La bataille juridique qui se livre à Erevan, capitale de l’Arménie, pourrait s’apparenter à un petit numéro de cirque sur la scène mondiale, mais il illustre une tendance importante et inquiétante. A Moscou et dans d’autres anciennes capitales soviétiques, les ONG sont prises en tenaille par les autorités, qui les considèrent comme des vecteurs potentiels de protestation populaire et de changement politique. Ce mois-ci, la Russie a annoncé qu’elle expulsera l’Agence américaine pour le développement international, qui a financé de nombreuses ONG russes.

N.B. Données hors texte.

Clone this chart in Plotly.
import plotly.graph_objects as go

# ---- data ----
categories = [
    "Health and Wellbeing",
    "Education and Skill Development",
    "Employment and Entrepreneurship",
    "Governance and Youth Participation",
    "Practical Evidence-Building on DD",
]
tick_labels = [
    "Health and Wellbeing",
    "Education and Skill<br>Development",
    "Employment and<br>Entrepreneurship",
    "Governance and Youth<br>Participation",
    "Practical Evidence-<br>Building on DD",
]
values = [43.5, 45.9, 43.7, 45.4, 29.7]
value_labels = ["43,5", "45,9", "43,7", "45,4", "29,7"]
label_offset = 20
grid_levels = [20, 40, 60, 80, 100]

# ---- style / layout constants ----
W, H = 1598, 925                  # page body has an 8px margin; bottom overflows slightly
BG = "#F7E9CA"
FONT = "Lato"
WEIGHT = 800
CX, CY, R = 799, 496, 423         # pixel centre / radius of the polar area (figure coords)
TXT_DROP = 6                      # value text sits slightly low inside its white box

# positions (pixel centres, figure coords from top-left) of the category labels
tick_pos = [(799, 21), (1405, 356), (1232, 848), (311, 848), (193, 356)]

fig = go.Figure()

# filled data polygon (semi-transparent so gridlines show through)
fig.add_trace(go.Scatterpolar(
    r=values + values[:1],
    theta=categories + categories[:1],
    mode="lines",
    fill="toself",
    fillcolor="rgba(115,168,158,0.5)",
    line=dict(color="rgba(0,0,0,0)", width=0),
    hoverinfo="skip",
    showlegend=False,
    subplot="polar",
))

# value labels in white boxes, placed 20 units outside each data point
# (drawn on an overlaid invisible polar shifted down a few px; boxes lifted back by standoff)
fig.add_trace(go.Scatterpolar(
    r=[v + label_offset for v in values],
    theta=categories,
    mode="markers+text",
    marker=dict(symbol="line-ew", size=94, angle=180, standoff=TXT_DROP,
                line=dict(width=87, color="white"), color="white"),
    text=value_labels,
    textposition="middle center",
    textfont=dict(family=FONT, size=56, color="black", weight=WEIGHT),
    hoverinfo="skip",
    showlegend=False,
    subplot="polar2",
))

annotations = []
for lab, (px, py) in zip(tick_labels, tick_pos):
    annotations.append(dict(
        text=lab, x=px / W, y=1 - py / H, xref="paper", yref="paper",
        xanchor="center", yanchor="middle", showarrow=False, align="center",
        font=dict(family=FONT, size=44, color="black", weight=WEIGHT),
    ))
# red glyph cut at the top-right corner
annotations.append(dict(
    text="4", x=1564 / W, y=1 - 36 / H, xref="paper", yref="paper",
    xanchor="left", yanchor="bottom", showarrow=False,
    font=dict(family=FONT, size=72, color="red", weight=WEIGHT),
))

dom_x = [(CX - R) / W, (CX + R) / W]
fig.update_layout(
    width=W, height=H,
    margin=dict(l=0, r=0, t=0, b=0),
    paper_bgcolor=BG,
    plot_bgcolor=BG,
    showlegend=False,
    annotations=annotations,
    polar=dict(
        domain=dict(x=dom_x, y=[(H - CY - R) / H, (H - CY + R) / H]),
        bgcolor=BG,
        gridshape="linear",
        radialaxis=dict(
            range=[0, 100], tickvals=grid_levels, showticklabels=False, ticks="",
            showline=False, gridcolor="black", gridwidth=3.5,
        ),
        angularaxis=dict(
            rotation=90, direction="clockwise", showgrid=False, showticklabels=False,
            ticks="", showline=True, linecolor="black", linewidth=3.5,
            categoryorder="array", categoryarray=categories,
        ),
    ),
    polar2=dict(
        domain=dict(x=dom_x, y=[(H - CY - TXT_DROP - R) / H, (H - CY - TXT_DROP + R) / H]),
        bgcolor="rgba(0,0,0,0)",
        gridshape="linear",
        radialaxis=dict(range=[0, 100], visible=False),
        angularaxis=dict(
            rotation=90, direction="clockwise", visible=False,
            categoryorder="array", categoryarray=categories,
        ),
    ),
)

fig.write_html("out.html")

Une fermeture similaire est manifeste en Azerbaïdjan, en Ukraine et au Belarus, ainsi que dans de nombreux pays musulmans, comme l’Egypte et le Pakistan.

Le cas de Civilitas est intéressant en partie à cause de l’implication du père de Jon Huntsman. Ce dernier est un philanthrope actif en Arménie depuis le séisme de 1988 et il a donné selon Civilitas jusqu’à 20 millions de dollars à des oeuvres arméniennes. Lorsque la Huntsman International, une entreprise familiale, a décidé en 2010 de fermer sa filiale arménienne, la Huntsman Building Products, la société s’est engagée à verser ses actifs à Oskanian au profit de Civilitas. Leur vente a produit environ 2 millions de dollars, dont 577 000 $ ont été versés directement à Civilitas et 1,4 million de dollars à Oskanian, pour les activités futures. (Oskanian a déclaré avoir déjà envoyé un autre montant de 548 000 à Civilitas, le reste étant à suivre.)

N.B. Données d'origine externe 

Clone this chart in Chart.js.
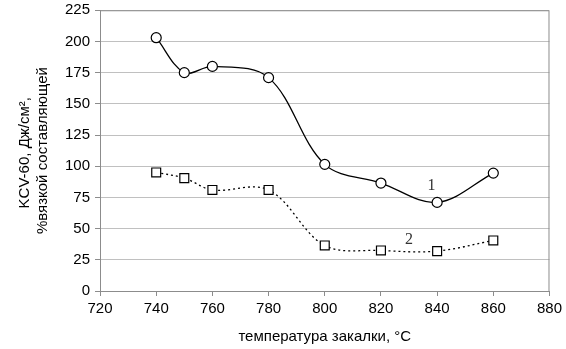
<!DOCTYPE html>
<html>
<head>
<meta charset="utf-8">
<script src="https://cdn.jsdelivr.net/npm/chart.js@4"></script>
<style>
  html, body { margin: 0; padding: 0; background: #fff; }
  #wrap { width: 566px; height: 349px; }
</style>
</head>
<body>
<div id="wrap"><canvas id="myChart"></canvas></div>
<script>
// values
const temps = [740, 750, 760, 780, 800, 820, 840, 860];
const kcv = [203, 175, 180, 171, 101.5, 86.5, 71, 94.5];
const viscous = [95, 90.5, 81, 81, 36.5, 32.5, 32, 40.5];
const curveLabels = ['1', '2'];
const curveLabelX = [838, 830];
const curveLabelY = [84, 41];

const xTitle = 'температура закалки, °C';
const yTitle = ['KCV-60, Дж/см², ', '%вязкой составляющей'];

const toPoints = (ys) => temps.map((t, i) => ({ x: t, y: ys[i] }));

// frame around the plot area + the "1" / "2" curve captions
const framePlugin = {
  id: 'frame',
  afterDatasetsDraw(chart) {
    const { ctx, chartArea: a, scales } = chart;
    ctx.save();
    ctx.strokeStyle = '#8c8c8c';
    ctx.lineWidth = 1;
    ctx.beginPath();
    ctx.moveTo(a.left, a.top + 0.5);
    ctx.lineTo(a.right - 0.5, a.top + 0.5);
    ctx.lineTo(a.right - 0.5, a.bottom);
    ctx.stroke();
    ctx.fillStyle = '#333';
    ctx.font = '16px "Liberation Serif", serif';
    ctx.textAlign = 'center';
    ctx.textBaseline = 'middle';
    curveLabels.forEach((txt, i) => {
      ctx.fillText(txt, scales.x.getPixelForValue(curveLabelX[i]), scales.y.getPixelForValue(curveLabelY[i]));
    });
    ctx.restore();
  }
};

const font = { family: '"Liberation Sans", Arial, sans-serif', size: 15 };

var ctx = document.getElementById('myChart').getContext('2d');
var chart = new Chart(ctx, {
  type: 'line',
  data: {
    datasets: [{
      label: '1',
      data: toPoints(kcv),
      borderColor: '#000',
      borderWidth: 1.3,
      tension: 0.35,
      pointStyle: 'circle',
      pointRadius: 5,
      pointBackgroundColor: '#fff',
      pointBorderColor: '#000',
      pointBorderWidth: 1.2
    }, {
      label: '2',
      data: toPoints(viscous),
      borderColor: '#000',
      borderWidth: 1.3,
      borderDash: [2, 3],
      tension: 0.35,
      pointStyle: 'rect',
      pointRadius: 6.3,
      pointBackgroundColor: '#fff',
      pointBorderColor: '#000',
      pointBorderWidth: 1.2
    }]
  },
  options: {
    responsive: true,
    maintainAspectRatio: false,
    animation: false,
    layout: { padding: { top: 0, right: 7, left: 16, bottom: 3 } },
    plugins: { legend: { display: false }, tooltip: { enabled: false } },
    scales: {
      x: {
        type: 'linear',
        min: 720,
        max: 880,
        ticks: { stepSize: 20, color: '#000', font: font, padding: 4, maxRotation: 0 },
        grid: { drawOnChartArea: false, drawTicks: true, tickLength: 5, color: '#8c8c8c' },
        border: { color: '#8c8c8c' },
        title: { display: true, text: xTitle, color: '#000', font: font, padding: { top: 6, bottom: 0 } }
      },
      y: {
        min: 0,
        max: 225,
        ticks: { stepSize: 25, color: '#000', font: { family: font.family, size: 15, lineHeight: 0.7 }, padding: 5 },
        grid: { color: '#c0c0c0', tickLength: 5, tickColor: '#8c8c8c' },
        border: { color: '#8c8c8c' },
        title: { display: true, text: yTitle, color: '#000', font: font, padding: { top: 0, bottom: 8 } }
      }
    }
  },
  plugins: [framePlugin]
});
</script>
</body>
</html>
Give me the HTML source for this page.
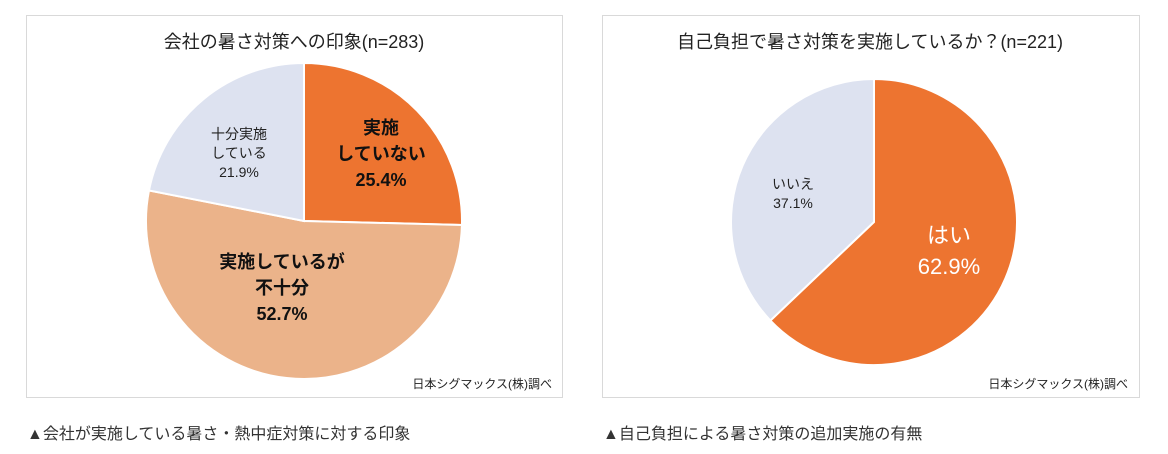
<!DOCTYPE html>
<html><head><meta charset="utf-8"><style>
body{margin:0;width:1168px;height:454px;background:#fff;overflow:hidden;font-family:"Liberation Sans","Noto Sans CJK JP",sans-serif;}
svg{position:absolute;left:0;top:0}
</style></head><body>
<svg width="1168" height="454" xmlns="http://www.w3.org/2000/svg" font-family="Liberation Sans, Noto Sans CJK JP, sans-serif">
<rect x="26.5" y="15.5" width="536" height="382" fill="#fff" stroke="#d9d9d9"/>
<rect x="602.5" y="15.5" width="537" height="382" fill="#fff" stroke="#d9d9d9"/>
<text x="294" y="48" font-size="18" text-anchor="middle" fill="#222">会社の暑さ対策への印象(n=283)</text>
<text x="870" y="48" font-size="18" text-anchor="middle" fill="#222">自己負担で暑さ対策を実施しているか？(n=221)</text>
<g id="left-pie"></g>
<g id="right-pie"></g>
<text font-size="18" font-weight="bold" text-anchor="middle" fill="#111"><tspan x="381" y="134">実施</tspan><tspan x="381" y="160">していない</tspan><tspan x="381" y="186">25.4%</tspan></text>
<text font-size="18" font-weight="bold" text-anchor="middle" fill="#111"><tspan x="282" y="268">実施しているが</tspan><tspan x="282" y="294">不十分</tspan><tspan x="282" y="320">52.7%</tspan></text>
<text font-size="14" text-anchor="middle" fill="#222"><tspan x="239" y="139">十分実施</tspan><tspan x="239" y="158">している</tspan><tspan x="239" y="177">21.9%</tspan></text>
<text font-size="14" text-anchor="middle" fill="#222"><tspan x="793" y="189">いいえ</tspan><tspan x="793" y="208">37.1%</tspan></text>
<text font-size="22" text-anchor="middle" fill="#fff"><tspan x="949" y="243">はい</tspan><tspan x="949" y="274">62.9%</tspan></text>
<text x="552" y="388" font-size="12" text-anchor="end" fill="#222">日本シグマックス(株)調べ</text>
<text x="1128" y="388" font-size="12" text-anchor="end" fill="#222">日本シグマックス(株)調べ</text>
<text x="27" y="439" font-size="16" fill="#333">▲会社が実施している暑さ・熱中症対策に対する印象</text>
<text x="603" y="439" font-size="16" fill="#333">▲自己負担による暑さ対策の追加実施の有無</text>
</svg>
<script>
const leftCategories=["実施していない","実施しているが不十分","十分実施している"];
const leftValues=[25.4,52.7,21.9];
const leftColors=["#ED7430","#EBB38A","#DDE2F0"];
const rightCategories=["はい","いいえ"];
const rightValues=[62.9,37.1];
const rightColors=["#ED7430","#DDE2F0"];
function drawPie(gid,cx,cy,r,vals,cols,names){
  const g=document.getElementById(gid);
  const total=vals.reduce((a,b)=>a+b,0);
  let a0=-Math.PI/2;
  vals.forEach((v,i)=>{
    const a1=a0+v/total*2*Math.PI;
    const x0=cx+r*Math.cos(a0),y0=cy+r*Math.sin(a0),x1=cx+r*Math.cos(a1),y1=cy+r*Math.sin(a1);
    const large=(a1-a0)>Math.PI?1:0;
    const p=document.createElementNS("http://www.w3.org/2000/svg","path");
    p.setAttribute("d",`M${cx},${cy}L${x0},${y0}A${r},${r} 0 ${large} 1 ${x1},${y1}Z`);
    p.setAttribute("fill",cols[i]);
    p.setAttribute("stroke","#fff");
    p.setAttribute("stroke-width","2");
    
    
    g.appendChild(p);
    a0=a1;
  });
}
drawPie("left-pie",304,221,158,leftValues,leftColors,leftCategories);
drawPie("right-pie",874,222,143,rightValues,rightColors,rightCategories);
</script>
</body></html>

Civilitas édite un journal et une émission d’information télévisuelle sur Internet, qui sont les voix indépendantes dans un pays où la plupart des médias sont contrôlés par le gouvernement. Oskanian et Civilitas ont attiré des dons internationaux, y compris les subventions du gouvernement de l’Allemagne, des Pays-Bas, de la Norvège, de la Pologne, de la Suisse, du Royaume-Uni et des États-Unis. Ils ont également reçu des dons privés provenant de la Fondation Eurasia Partnership et le German Marshall Fund (GMF). ( Pour information : je suis moi-même expert auprès de la GMF et j’ai rencontré Oskanian lors de plusieurs conférences internationales.)

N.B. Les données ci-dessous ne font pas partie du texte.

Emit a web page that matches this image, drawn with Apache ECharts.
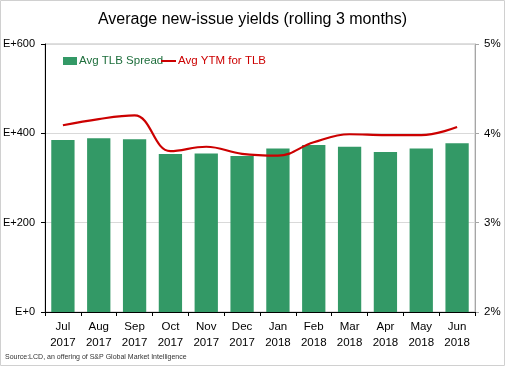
<!DOCTYPE html>
<html><head><meta charset="utf-8">
<script src="https://cdn.jsdelivr.net/npm/echarts@6/dist/echarts.min.js"></script>
<style>html,body{margin:0;padding:0;background:#fff}#c{width:505px;height:366px}</style>
</head><body><div id="c"></div>
<script>
var months = ['Jul\n2017','Aug\n2017','Sep\n2017','Oct\n2017','Nov\n2017','Dec\n2017','Jan\n2018','Feb\n2018','Mar\n2018','Apr\n2018','May\n2018','Jun\n2018'];
var spread = [385, 389, 387, 354, 355, 349, 366, 374, 370, 358, 366, 378];
var ytm = [4.09, 4.16, 4.20, 3.80, 3.85, 3.77, 3.75, 3.90, 3.99, 3.98, 3.98, 4.07];
var leftTicks = [0, 200, 400, 600];
var rightTicks = [2, 3, 4, 5];

var chart = echarts.init(document.getElementById('c'), null, {renderer:'canvas'});
var font = 'Liberation Sans, Arial, sans-serif';
chart.setOption({
  animation: false,
  textStyle: {fontFamily: font},
  title: {text: 'Average new-issue yields (rolling 3 months)', left: 'center', top: 7,
    textStyle: {fontFamily: font, fontSize: 16, fontWeight: 'normal', color: '#000'}},
  legend: [
    {left: 58, top: 50, itemGap: 4, itemWidth: 14, itemHeight: 8,
      data: [{name: 'Avg TLB Spread', icon: 'rect'}],
      textStyle: {fontFamily: font, fontSize: 11.5, color: '#1e6e3c', padding: [0,0,0,-3]}},
    {left: 156, top: 50, itemGap: 4, itemWidth: 15, itemHeight: 2,
      data: [{name: 'Avg YTM for TLB', icon: 'rect'}],
      textStyle: {fontFamily: font, fontSize: 11.5, color: '#cc0000', padding: [0,0,0,-3]}}
  ],
  grid: {left: 45, right: 30, top: 44, bottom: 54, show: true, borderColor: '#bfbfbf', borderWidth: 1,
    containLabel: false, outerBoundsMode: 'none'},
  xAxis: {type: 'category', data: months,
    axisLine: {lineStyle: {color: '#000', width: 1}},
    axisTick: {show: true, length: 4, lineStyle: {color: '#000'}},
    axisLabel: {fontSize: 11.5, color: '#000', lineHeight: 16, margin: 7}},
  yAxis: [
    {type: 'value', min: 0, max: 600, interval: 200,
      axisLine: {show: true, lineStyle: {color: '#000'}},
      axisTick: {show: true, length: 4, lineStyle: {color: '#000'}},
      axisLabel: {fontSize: 11, color: '#000', margin: 10, formatter: function(v){return 'E+' + v;}},
      splitLine: {lineStyle: {color: '#d9d9d9'}}},
    {type: 'value', min: 2, max: 5, interval: 1, position: 'right',
      axisLine: {show: true, lineStyle: {color: '#a6a6a6'}},
      axisTick: {show: true, length: 4, lineStyle: {color: '#a6a6a6'}},
      axisLabel: {fontSize: 11.5, color: '#000', margin: 9, formatter: function(v){return v + '%';}},
      splitLine: {show: false}}
  ],
  series: [
    {name: 'Avg TLB Spread', type: 'bar', data: spread, yAxisIndex: 0, barWidth: '65%',
      itemStyle: {color: '#339966'}},
    {name: 'Avg YTM for TLB', type: 'line', data: ytm, yAxisIndex: 1, smooth: 0.4,
      showSymbol: false, symbol: 'none', lineStyle: {color: '#cc0000', width: 2.2}, itemStyle: {color: '#cc0000'}}
  ],
  graphic: [
    {type: 'text', left: 5, top: 354, style: {text: 'Source:LCD, an offering of S&P Global Market Intelligence', font: '7px ' + font, fill: '#333'}},
    {type: 'rect', shape: {x: 0.5, y: 0.5, width: 504, height: 365}, style: {fill: 'none', stroke: '#d0d0d0', lineWidth: 1}, silent: true}
  ]
});
</script></body></html>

John Heffern, l’ambassadeur américain en Arménie, a rendu visite à Civilitas en juin, avec un groupe d’ambassadeurs européens, puis s’est entretenu avec un journaliste de Radio Free Europe / Radio Liberty Arménie. Il a qualifié l’action menée contre l’organisation de « troublante » et a ajouté : “Civilitas est un partenaire très important pour nous, et nous pensons qu’il est très important pour la politique de l’Arménie et les médias ». Civilitas dispose d’un conseil consultatif international qui compte parmi ses membres Stephen Bosworth, un ancien ambassadeur américain, doyen de l’Université Tufts Fletcher School de droit et de diplomatie, où Oskanian a obtenu un diplôme d’études supérieures.

Ces initiatives contre Oskanian et Huntsman, deux personnalités de premier plan et largement respectées, sont effrayantes parce qu’elles illustrent à quel point les autorités sont enclines à se mettre dans le sillage des anciennes républiques soviétiques en limitant le débat. Il y a encore quelques années, les ONG et les projets de sociétés civiles foisonnaient en Russie et parmi ses anciens satellites, contribuant à donner une ambiance cosmopolite aux capitales ternes de l’ancien empire soviétique. Dans la perspective de mettre un terme à la contamination occidentale, on voit aujourd’hui une porte se refermer sur les ONG, qui avaient permis et encouragé le libre débat politique.